** BEGIN Source excerpt **
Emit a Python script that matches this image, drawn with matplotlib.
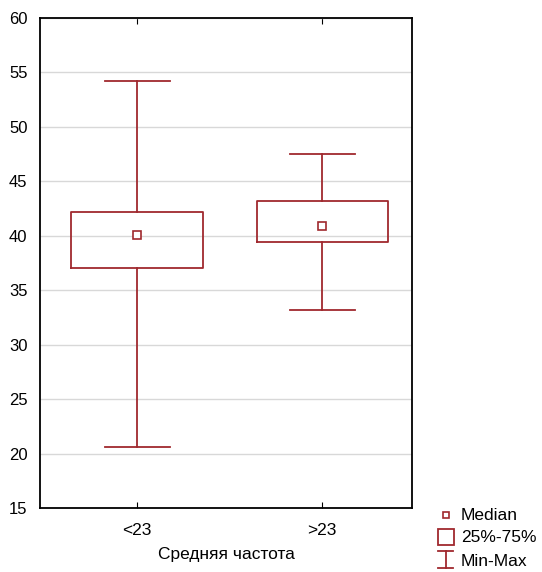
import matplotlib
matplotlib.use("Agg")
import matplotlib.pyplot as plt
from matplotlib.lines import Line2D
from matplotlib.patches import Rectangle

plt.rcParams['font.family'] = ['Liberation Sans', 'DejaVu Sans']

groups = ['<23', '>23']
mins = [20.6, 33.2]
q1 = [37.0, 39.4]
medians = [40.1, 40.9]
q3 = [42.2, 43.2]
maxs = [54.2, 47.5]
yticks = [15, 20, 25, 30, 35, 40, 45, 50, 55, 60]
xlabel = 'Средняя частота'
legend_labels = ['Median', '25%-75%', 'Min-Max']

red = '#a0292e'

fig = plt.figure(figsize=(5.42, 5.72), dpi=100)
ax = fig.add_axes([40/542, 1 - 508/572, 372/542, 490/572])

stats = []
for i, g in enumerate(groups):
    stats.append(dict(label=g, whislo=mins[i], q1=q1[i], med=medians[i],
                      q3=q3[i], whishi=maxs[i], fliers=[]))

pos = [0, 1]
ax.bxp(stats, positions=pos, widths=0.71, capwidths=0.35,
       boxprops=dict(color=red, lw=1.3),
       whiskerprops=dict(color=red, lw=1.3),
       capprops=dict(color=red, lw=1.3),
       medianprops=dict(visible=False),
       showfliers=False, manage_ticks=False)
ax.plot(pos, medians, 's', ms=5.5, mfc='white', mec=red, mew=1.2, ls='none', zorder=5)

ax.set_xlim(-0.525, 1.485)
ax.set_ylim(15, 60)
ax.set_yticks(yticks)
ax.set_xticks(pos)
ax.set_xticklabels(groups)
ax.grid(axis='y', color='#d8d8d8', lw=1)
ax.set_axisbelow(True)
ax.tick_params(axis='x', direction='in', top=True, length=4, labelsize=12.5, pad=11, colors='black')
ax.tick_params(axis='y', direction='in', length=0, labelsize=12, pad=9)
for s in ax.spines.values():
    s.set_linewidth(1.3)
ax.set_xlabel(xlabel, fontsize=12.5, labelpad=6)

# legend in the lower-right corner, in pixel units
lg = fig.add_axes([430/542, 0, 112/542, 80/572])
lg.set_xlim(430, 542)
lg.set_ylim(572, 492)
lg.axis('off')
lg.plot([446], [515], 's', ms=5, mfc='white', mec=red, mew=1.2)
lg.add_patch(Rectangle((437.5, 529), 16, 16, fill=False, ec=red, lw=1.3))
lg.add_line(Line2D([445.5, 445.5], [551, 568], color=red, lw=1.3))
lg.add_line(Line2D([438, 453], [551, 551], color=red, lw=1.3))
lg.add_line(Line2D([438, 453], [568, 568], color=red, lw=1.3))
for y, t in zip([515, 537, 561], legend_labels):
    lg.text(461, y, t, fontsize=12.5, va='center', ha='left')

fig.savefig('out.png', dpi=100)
** END Source excerpt **
▶ The request: Take the lines from the start of the material to the line with "q3=q3[i], whishi=maxs[i], fliers=[]))", both included, and transcribe them exactly without the pictures.

▶ Response to this task:
Emit a Python script that matches this image, drawn with matplotlib.
import matplotlib
matplotlib.use("Agg")
import matplotlib.pyplot as plt
from matplotlib.lines import Line2D
from matplotlib.patches import Rectangle

plt.rcParams['font.family'] = ['Liberation Sans', 'DejaVu Sans']

groups = ['<23', '>23']
mins = [20.6, 33.2]
q1 = [37.0, 39.4]
medians = [40.1, 40.9]
q3 = [42.2, 43.2]
maxs = [54.2, 47.5]
yticks = [15, 20, 25, 30, 35, 40, 45, 50, 55, 60]
xlabel = 'Средняя частота'
legend_labels = ['Median', '25%-75%', 'Min-Max']

red = '#a0292e'

fig = plt.figure(figsize=(5.42, 5.72), dpi=100)
ax = fig.add_axes([40/542, 1 - 508/572, 372/542, 490/572])

stats = []
for i, g in enumerate(groups):
    stats.append(dict(label=g, whislo=mins[i], q1=q1[i], med=medians[i],
                      q3=q3[i], whishi=maxs[i], fliers=[]))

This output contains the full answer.